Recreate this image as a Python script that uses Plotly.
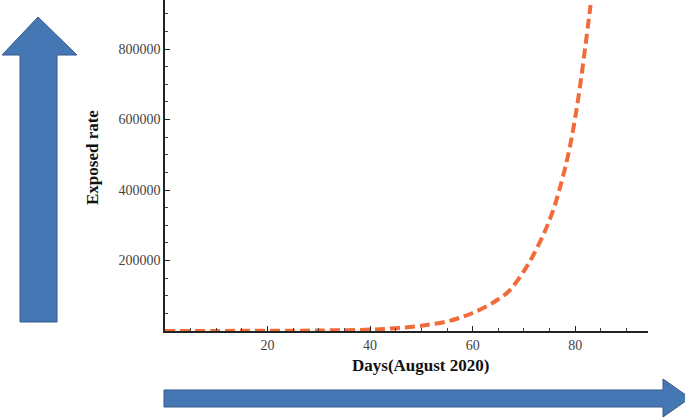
import plotly.graph_objects as go

# Data
days = [0, 10, 20, 30, 40, 45, 50, 55, 58, 60, 63, 65, 67, 70, 72, 74, 75, 76, 77, 78, 79, 80, 81, 82, 83]
exposed = [200, 300, 600, 1500, 4000, 8000, 15000, 27000, 40000, 51000, 72000, 90000, 112000, 170000,
           220000, 280000, 315000, 355000, 405000, 460000, 525000, 605000, 700000, 810000, 925000]
x_ticks = [20, 40, 60, 80]
y_ticks = [200000, 400000, 600000, 800000]

W, H = 685, 418
L, R, T, B = 165, 37, 0, 87
PW, PH = W - L - R, H - T - B

def px(x):
    return (x - L) / PW

def py(y):
    return (H - B - y) / PH

fig = go.Figure()
fig.add_trace(go.Scatter(x=days, y=exposed, mode="lines",
                         line=dict(color="#F26B3A", width=4, dash="10px,5px", shape="spline"),
                         showlegend=False, hoverinfo="skip"))

tickfont = dict(family="Liberation Serif", size=14, color="#444444")
fig.update_xaxes(range=[0, 94.2], showline=True, linecolor="#222222", linewidth=1.5,
                 showgrid=False, zeroline=False, ticks="inside", ticklen=5, tickwidth=1,
                 tickcolor="#222222", tickvals=x_ticks, tickfont=tickfont,
                 minor=dict(dtick=5, ticks="inside", ticklen=3, tickcolor="#444444", showgrid=False))
fig.update_yaxes(range=[0, 939000], showline=True, linecolor="#222222", linewidth=1.5,
                 showgrid=False, zeroline=False, ticks="inside", ticklen=5, tickwidth=1,
                 tickcolor="#222222", tickvals=y_ticks, ticktext=[str(v) for v in y_ticks],
                 tickfont=tickfont,
                 minor=dict(dtick=50000, ticks="inside", ticklen=3, tickcolor="#444444", showgrid=False))

# Decorative arrows (paper coordinates computed from pixel positions)
fill = "#4677B5"
edge = "#35598A"
up = [(20, 322), (57, 322), (57, 55), (77, 55), (38, 17), (2, 55), (20, 55)]
path_up = "M " + " L ".join(f"{px(a):.4f},{py(b):.4f}" for a, b in up) + " Z"
right = [(164, 390), (663, 390), (663, 379), (690, 398), (663, 417), (663, 407), (164, 407)]
path_right = "M " + " L ".join(f"{px(a):.4f},{py(b):.4f}" for a, b in right) + " Z"
for p in (path_up, path_right):
    fig.add_shape(type="path", path=p, xref="paper", yref="paper",
                  fillcolor=fill, line=dict(color=edge, width=1), layer="above")

titlefont = dict(family="Liberation Serif", size=17, color="#111111")
fig.add_annotation(text="<b>Exposed rate</b>", x=px(92), y=py(158), xref="paper", yref="paper",
                   xanchor="center", yanchor="middle",
                   textangle=-90, showarrow=False, font=titlefont)
fig.add_annotation(text="<b>Days(August 2020)</b>", x=px(420), y=py(366), xref="paper", yref="paper",
                   xanchor="center", yanchor="middle",
                   showarrow=False, font=titlefont)

fig.update_layout(width=W, height=H, margin=dict(l=L, r=R, t=T, b=B),
                  plot_bgcolor="white", paper_bgcolor="white")
fig.write_html("out.html", config={"displayModeBar": False},
               post_script="document.body.style.margin='0';document.body.style.overflow='hidden';")
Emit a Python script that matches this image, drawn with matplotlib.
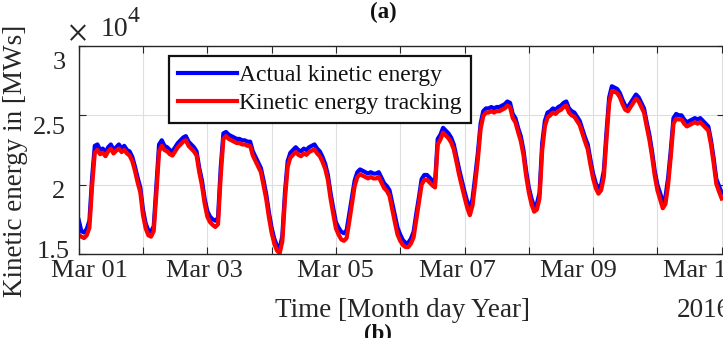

----

Locate the word "image" in the records and collect each line it appears in.

→ Exercise solution:
Recreate this image as a Python script that uses Plotly.
Emit a Python script that matches this image, drawn with matplotlib.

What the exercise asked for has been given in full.